AML due diligence in fintech acquisitions: the complete playbook
Why 34% of fintech M&A deals discover AML programme deficiencies post-close — and exactly how to find them before you sign.
Why AML breaks in fintech acquisitions
Fintech acquisitions fail the AML test for a structural reason: the target's AML programme was calibrated to its own risk profile, licence mix, and transaction volumes. The moment it becomes part of a larger entity, every assumption underlying that programme needs re-examination — but by then, the deal is already closed.
FinCEN's enforcement data from 2019–2024 shows 34% of fintech M&A transactions that subsequently faced enforcement had AML deficiencies that were documentable during due diligence. The information was in the virtual data room. It was not extracted, analysed, or acted upon.
The core problem: Standard financial due diligence checklists do not include AML programme quality assessment. BSA examination findings, SAR filing cadence, and independent audit recency are systematically omitted from most deal processes. GR-008 GR-009
The five AML questions every acquirer must answer
| Guardrail | Question | Regulatory basis | Penalty range |
|---|---|---|---|
| GR-008 | When was the last independent BSA/AML audit? | 31 CFR § 1020.210 | $8M–$47M |
| GR-009 | Is the BSA Officer staying post-close? | FinCEN compliance obligation | $2M–$12M |
| GR-003 | Does the CIP meet acquiring entity standards? | 31 CFR § 1020.220 | $1M–$8M |
| GR-002 | Is OFAC screening current and comprehensive? | OFAC guidance 2022 | $0.5M–$35M |
| GR-004 | Is the SAR filing programme adequate? | 31 CFR § 1020.320 | $1M–$15M |
The audit recency gap
Independent AML audits are required at a frequency commensurate with the institution's risk profile — typically 12 to 18 months for a fintech with significant transaction volumes. The acquisition process itself creates a gap risk: if the target's last audit was 14 months ago when due diligence begins and the deal takes 8 months to close, Day 1 arrives with a 22-month-old audit.
This is not hypothetical. In DealSafi's dataset, the median time from last independent AML audit to deal close was 23 months. In 31% of cases, FinCEN considered the programme inadequately supervised at the point of transfer.
BSA Officer retention mechanics
The BSA Officer is personally responsible for AML programme adequacy. When an acquisition occurs, that responsibility transfers to the new entity — but the person may not. Three of the five most significant FinCEN consent orders issued to fintech acquirers between 2021 and 2024 identified BSA Officer departure within 90 days of close as a contributing factor.
- Cash retention bonus: Minimum 18-month vesting condition. Standard: $30K–$50K.
- Salary uplift: Close the gap to market before making the offer. A retention bonus on top of a below-market salary has poor retention outcomes.

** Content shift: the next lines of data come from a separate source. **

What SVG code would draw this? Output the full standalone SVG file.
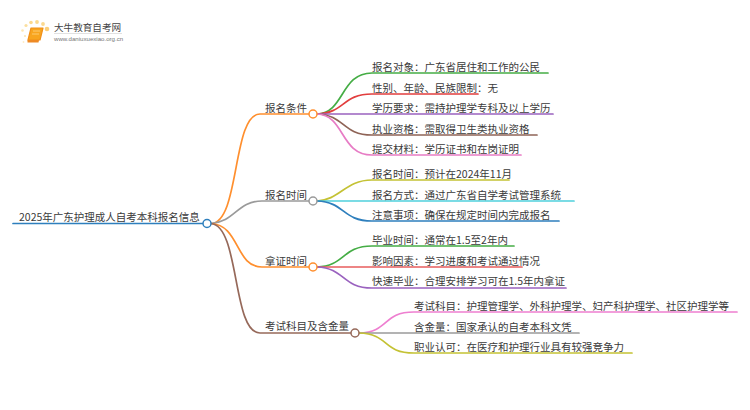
<svg xmlns="http://www.w3.org/2000/svg" width="750" height="410" viewBox="0 0 750 410">
<style>
text{font-family:"Noto Sans CJK SC","Liberation Sans",sans-serif;font-size:10.5px;fill:#3a3a3a}
.c{fill:none;stroke-width:1.7;stroke-linecap:round}
.n{fill:#fff;stroke-width:1.5}
</style>
<rect width="750" height="410" fill="#fff"/>
<g id="logo">
<circle cx="47" cy="29" r="2.300" fill="#fbcf7a"/><circle cx="43" cy="24" r="1.900" fill="#fbd98f"/><circle cx="37" cy="22" r="1.900" fill="#fbd98f"/><circle cx="31" cy="22.500" r="1.800" fill="#fbd98f"/><circle cx="26" cy="25.500" r="1.600" fill="#fbdf9f"/><circle cx="22.500" cy="30.500" r="1.300" fill="#fde6b3"/><circle cx="25" cy="36" r="1.100" fill="#fde6b3"/><circle cx="23.500" cy="42" r="0.900" fill="#feecc5"/>
<path d="M31 28H43L40 40H28Z" fill="#f8a51f" stroke="#f0901a" stroke-width="1.200" stroke-linejoin="round"/>
<path d="M27.500 40H39L38.500 42.500H27.500Z" fill="#ee8a24"/>
<path d="M33 31H40M32 34H39" stroke="#fcd486" stroke-width="0.800"/>
<text x="54" y="31" style="font-size:9.600px;fill:#444">大牛教育自考网</text>
<path d="M54 33.500H122" stroke="#ccc" stroke-width="0.600"/>
<text x="54" y="41" style="font-size:6.100px;fill:#777;font-family:'Liberation Sans',sans-serif">www.daniuxuexiao.org.cn</text>
</g>
<g id="connectors">
<path class="c" stroke="#2e7fbd" d="M13 223.500H203"/>
<path class="c" stroke="#ff8f2e" d="M211 223.500C240 223 232 114 260 114H309"/>
<path class="c" stroke="#9a9a9a" d="M211 223.500C235 222 237 201 262 201H309"/>
<path class="c" stroke="#ff8f2e" d="M211 223.500C240 225 235 267 262 267H309"/>
<path class="c" stroke="#96695a" d="M211 223.500C240 226 232 333 260 333H351"/>
<path class="c" stroke="#45ad45" d="M317 114C345 113 340 73 372 73H548"/>
<path class="c" stroke="#e23e3e" d="M317 114C345 113 342 94 372 94H478"/>
<path class="c" stroke="#9a62bf" d="M317 114H553"/>
<path class="c" stroke="#8f6457" d="M317 114C345 115 342 135 372 135H537"/>
<path class="c" stroke="#e77cc5" d="M317 114C345 115 340 155 372 155H521"/>
<path class="c" stroke="#c4c234" d="M317 201C340 200 345 180 372 180H509"/>
<path class="c" stroke="#4fd0dc" d="M317 201H574"/>
<path class="c" stroke="#2e7fbd" d="M317 201C345 202 342 221 372 221H559"/>
<path class="c" stroke="#45ad45" d="M317 267C345 266 342 246 372 246H514"/>
<path class="c" stroke="#e85d5d" d="M317 267H522"/>
<path class="c" stroke="#9a62bf" d="M317 267C345 268 342 288 372 288H566"/>
<path class="c" stroke="#ee7fd0" d="M359 333C390 332 382 312 414 312H737"/>
<path class="c" stroke="#9a9a9a" d="M359 333H579"/>
<path class="c" stroke="#c4c234" d="M359 333C390 334 382 353 414 353H632"/>
</g>
<g id="root"><text x="19" y="220.500">2025年广东护理成人自考本科报名信息</text><circle class="n" stroke="#2e7fbd" cx="207" cy="223.500" r="4"/></g>
<g id="n1"><text x="265" y="111.500">报名条件</text><circle class="n" stroke="#ff8f2e" cx="313" cy="114" r="4"/></g>
<g id="n2"><text x="265" y="198.500">报名时间</text><circle class="n" stroke="#9a9a9a" cx="313" cy="201" r="4"/></g>
<g id="n3"><text x="265" y="264.500">拿证时间</text><circle class="n" stroke="#ff8f2e" cx="313" cy="267" r="4"/></g>
<g id="n4"><text x="265" y="330">考试科目及含金量</text><circle class="n" stroke="#96695a" cx="355" cy="333" r="4"/></g>
<g id="l1"><text x="372" y="70.500">报名对象：广东省居住和工作的公民</text></g>
<g id="l2"><text x="372" y="91.500">性别、年龄、民族限制：无</text></g>
<g id="l3"><text x="372" y="111.500">学历要求：需持护理学专科及以上学历</text></g>
<g id="l4"><text x="372" y="132.500">执业资格：需取得卫生类执业资格</text></g>
<g id="l5"><text x="372" y="152.500">提交材料：学历证书和在岗证明</text></g>
<g id="l6"><text x="372" y="177.500">报名时间：预计在2024年11月</text></g>
<g id="l7"><text x="372" y="198.500">报名方式：通过广东省自学考试管理系统</text></g>
<g id="l8"><text x="372" y="218.500">注意事项：确保在规定时间内完成报名</text></g>
<g id="l9"><text x="372" y="243.500">毕业时间：通常在1.5至2年内</text></g>
<g id="l10"><text x="372" y="264.500">影响因素：学习进度和考试通过情况</text></g>
<g id="l11"><text x="372" y="284.500">快速毕业：合理安排学习可在1.5年内拿证</text></g>
<g id="l12"><text x="414" y="309.500">考试科目：护理管理学、外科护理学、妇产科护理学、社区护理学等</text></g>
<g id="l13"><text x="414" y="330.500">含金量：国家承认的自考本科文凭</text></g>
<g id="l14"><text x="414" y="350.500">职业认可：在医疗和护理行业具有较强竞争力</text></g>
</svg>
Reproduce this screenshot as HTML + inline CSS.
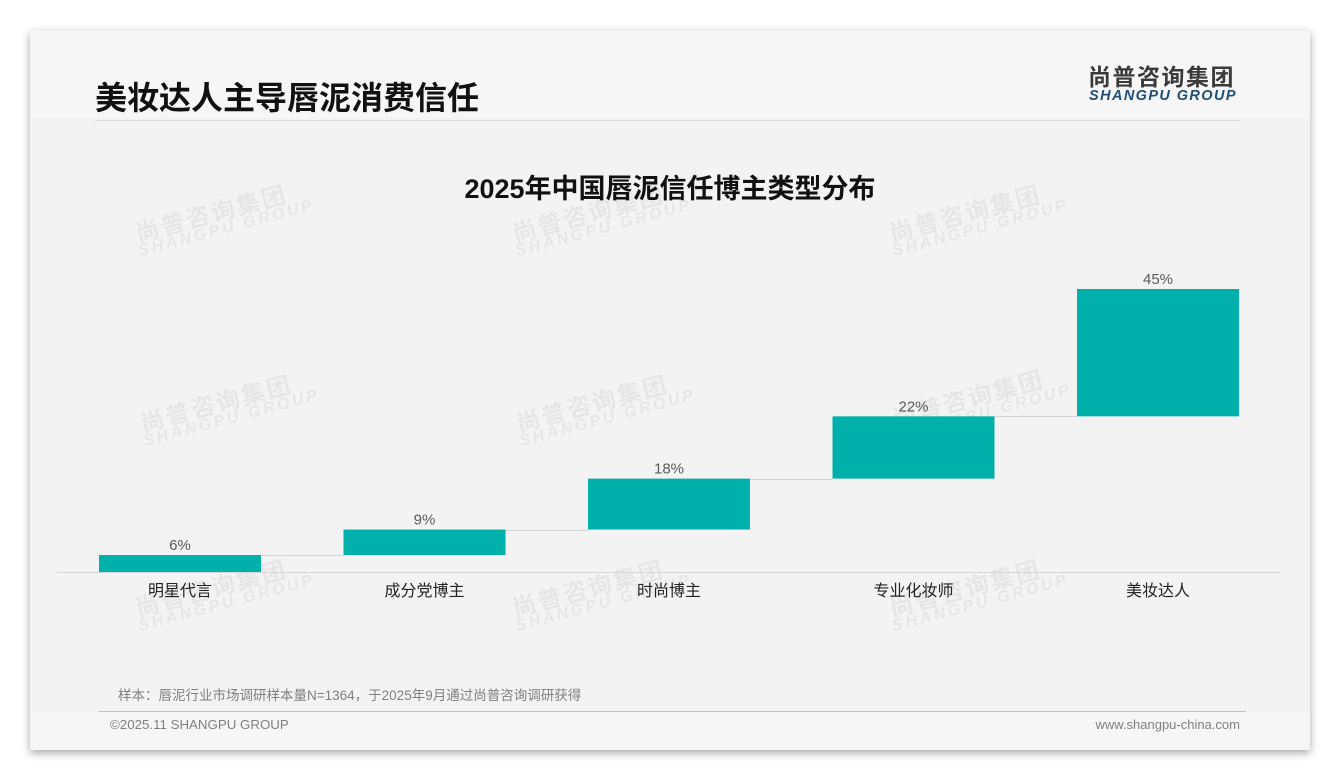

- Role clarity: Define reporting line and scope explicitly in the offer letter. BSA Officers who lose scope post-acquisition leave at higher rates than those who experience salary compression alone.
- SPA mechanism: Model a retention escrow funded by the seller, released at the 18-month mark.
SPA mechanics for AML risk
Price reduction is appropriate when the AML deficiency represents a known historical exposure — typically an audit gap combined with a transaction pattern that would have attracted regulatory attention.
Retention escrow is appropriate for GR-009 (BSA Officer) and GR-003 (CIP deficiencies). The escrow conditions on the BSA Officer remaining employed and the CIP being remediated within 12 months.
R&W insurance is appropriate when the exposure is significant and the parties cannot agree on a direct price adjustment. Coverage typically excludes known programme deficiencies, so the broker must be engaged before the guardrail findings are disclosed.